Supplied material ::
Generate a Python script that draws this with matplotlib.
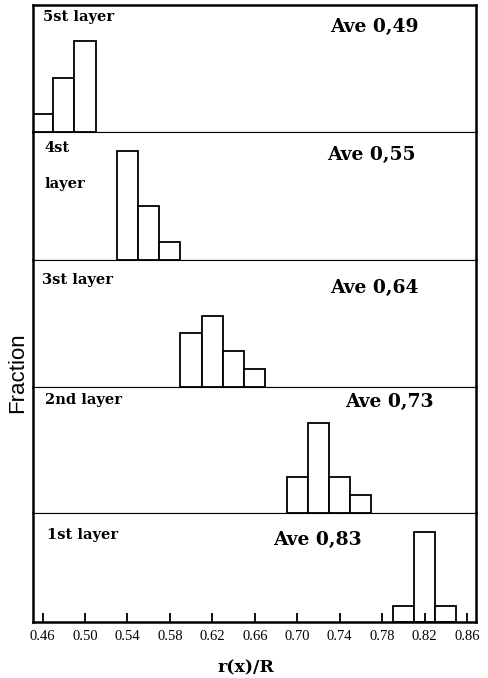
import numpy as np
import matplotlib
matplotlib.use("Agg")
import matplotlib.pyplot as plt

# histogram data, one per layer (bin centre, fraction)
layer_names = ["5st layer", "4st\n\nlayer", "3st layer", "2nd layer", "1st layer"]
averages = ["Ave 0,49", "Ave 0,55", "Ave 0,64", "Ave 0,73", "Ave 0,83"]

bins5 = [0.46, 0.48, 0.50]
frac5 = [0.10, 0.30, 0.50]
bins4 = [0.54, 0.56, 0.58]
frac4 = [0.60, 0.30, 0.10]
bins3 = [0.60, 0.62, 0.64, 0.66]
frac3 = [0.30, 0.39, 0.20, 0.10]
bins2 = [0.70, 0.72, 0.74, 0.76]
frac2 = [0.20, 0.50, 0.20, 0.10]
bins1 = [0.80, 0.82, 0.84]
frac1 = [0.09, 0.50, 0.09]

xticks = [0.46, 0.50, 0.54, 0.58, 0.62, 0.66, 0.70, 0.74, 0.78, 0.82, 0.86]
xtick_labels = ["0.46", "0.50", "0.54", "0.58", "0.62", "0.66", "0.70",
                "0.74", "0.78", "0.82", "0.86"]

all_bins = [bins5, bins4, bins3, bins2, bins1]
all_frac = [frac5, frac4, frac3, frac2, frac1]

# layout in pixels (figure 489 x 678)
W, H = 489, 678
left_px, right_px = 33, 476
edges_px = [5, 132, 260, 387, 513, 622]   # panel boundaries from the top
px_per_unit = 181.0                       # pixels per unit of fraction

# label placement (axes fractions)
name_pos = [(0.023, 0.905), (0.025, 0.735), (0.020, 0.84), (0.028, 0.90), (0.032, 0.80)]
ave_pos = [(0.67, 0.83), (0.664, 0.82), (0.67, 0.78), (0.704, 0.88), (0.542, 0.75)]

fig = plt.figure(figsize=(W / 100, H / 100), dpi=100)
serif = "DejaVu Serif"

axes = []
for i in range(5):
    top, bot = edges_px[i], edges_px[i + 1]
    ax = fig.add_axes([left_px / W, (H - bot) / H,
                       (right_px - left_px) / W, (bot - top) / H])
    ax.bar(all_bins[i], all_frac[i], width=0.02, color="white",
           edgecolor="black", linewidth=1.3, align="center")
    ax.set_xlim(0.451, 0.8685)
    ax.set_ylim(0, (bot - top) / px_per_unit)
    ax.set_yticks([])
    for side in ["left", "right"]:
        ax.spines[side].set_linewidth(1.8)
    ax.spines["top"].set_linewidth(1.8 if i == 0 else 0.8)
    ax.spines["bottom"].set_linewidth(1.8 if i == 4 else 0.8)

    nx, ny = name_pos[i]
    ax.text(nx, ny, layer_names[i], transform=ax.transAxes, fontsize=10.5,
            fontweight="bold", family=serif, va="center", ha="left",
            linespacing=1.35)
    axx, axy = ave_pos[i]
    ax.text(axx, axy, averages[i], transform=ax.transAxes, fontsize=13.5,
            fontweight="bold", family=serif, va="center", ha="left")

    if i < 4:
        ax.set_xticks([])
    else:
        ax.set_xticks(xticks)
        ax.set_xticklabels(xtick_labels, family="Liberation Serif", fontsize=10.5)
        ax.tick_params(axis="x", direction="in", length=6.5, width=1.3, pad=6)
    axes.append(ax)

fig.text(246 / W, 1 - 668 / H, "r(x)/R", ha="center", va="center",
         fontsize=12.5, fontweight="bold", family=serif)
fig.text(18 / W, 1 - 373 / H, "Fraction", ha="center", va="center",
         rotation=90, fontsize=16, family="Liberation Sans")

fig.savefig("out.png", dpi=100)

What the task requires ::
From the data above, write out everything exactly except the pictures.

Output ::
Generate a Python script that draws this with matplotlib.
import numpy as np
import matplotlib
matplotlib.use("Agg")
import matplotlib.pyplot as plt

# histogram data, one per layer (bin centre, fraction)
layer_names = ["5st layer", "4st\n\nlayer", "3st layer", "2nd layer", "1st layer"]
averages = ["Ave 0,49", "Ave 0,55", "Ave 0,64", "Ave 0,73", "Ave 0,83"]

bins5 = [0.46, 0.48, 0.50]
frac5 = [0.10, 0.30, 0.50]
bins4 = [0.54, 0.56, 0.58]
frac4 = [0.60, 0.30, 0.10]
bins3 = [0.60, 0.62, 0.64, 0.66]
frac3 = [0.30, 0.39, 0.20, 0.10]
bins2 = [0.70, 0.72, 0.74, 0.76]
frac2 = [0.20, 0.50, 0.20, 0.10]
bins1 = [0.80, 0.82, 0.84]
frac1 = [0.09, 0.50, 0.09]

xticks = [0.46, 0.50, 0.54, 0.58, 0.62, 0.66, 0.70, 0.74, 0.78, 0.82, 0.86]
xtick_labels = ["0.46", "0.50", "0.54", "0.58", "0.62", "0.66", "0.70",
                "0.74", "0.78", "0.82", "0.86"]

all_bins = [bins5, bins4, bins3, bins2, bins1]
all_frac = [frac5, frac4, frac3, frac2, frac1]

# layout in pixels (figure 489 x 678)
W, H = 489, 678
left_px, right_px = 33, 476
edges_px = [5, 132, 260, 387, 513, 622]   # panel boundaries from the top
px_per_unit = 181.0                       # pixels per unit of fraction

# label placement (axes fractions)
name_pos = [(0.023, 0.905), (0.025, 0.735), (0.020, 0.84), (0.028, 0.90), (0.032, 0.80)]
ave_pos = [(0.67, 0.83), (0.664, 0.82), (0.67, 0.78), (0.704, 0.88), (0.542, 0.75)]

fig = plt.figure(figsize=(W / 100, H / 100), dpi=100)
serif = "DejaVu Serif"

axes = []
for i in range(5):
    top, bot = edges_px[i], edges_px[i + 1]
    ax = fig.add_axes([left_px / W, (H - bot) / H,
                       (right_px - left_px) / W, (bot - top) / H])
    ax.bar(all_bins[i], all_frac[i], width=0.02, color="white",
           edgecolor="black", linewidth=1.3, align="center")
    ax.set_xlim(0.451, 0.8685)
    ax.set_ylim(0, (bot - top) / px_per_unit)
    ax.set_yticks([])
    for side in ["left", "right"]:
        ax.spines[side].set_linewidth(1.8)
    ax.spines["top"].set_linewidth(1.8 if i == 0 else 0.8)
    ax.spines["bottom"].set_linewidth(1.8 if i == 4 else 0.8)

    nx, ny = name_pos[i]
    ax.text(nx, ny, layer_names[i], transform=ax.transAxes, fontsize=10.5,
            fontweight="bold", family=serif, va="center", ha="left",
            linespacing=1.35)
    axx, axy = ave_pos[i]
    ax.text(axx, axy, averages[i], transform=ax.transAxes, fontsize=13.5,
            fontweight="bold", family=serif, va="center", ha="left")

    if i < 4:
        ax.set_xticks([])
    else:
        ax.set_xticks(xticks)
        ax.set_xticklabels(xtick_labels, family="Liberation Serif", fontsize=10.5)
        ax.tick_params(axis="x", direction="in", length=6.5, width=1.3, pad=6)
    axes.append(ax)

fig.text(246 / W, 1 - 668 / H, "r(x)/R", ha="center", va="center",
         fontsize=12.5, fontweight="bold", family=serif)
fig.text(18 / W, 1 - 373 / H, "Fraction", ha="center", va="center",
         rotation=90, fontsize=16, family="Liberation Sans")

fig.savefig("out.png", dpi=100)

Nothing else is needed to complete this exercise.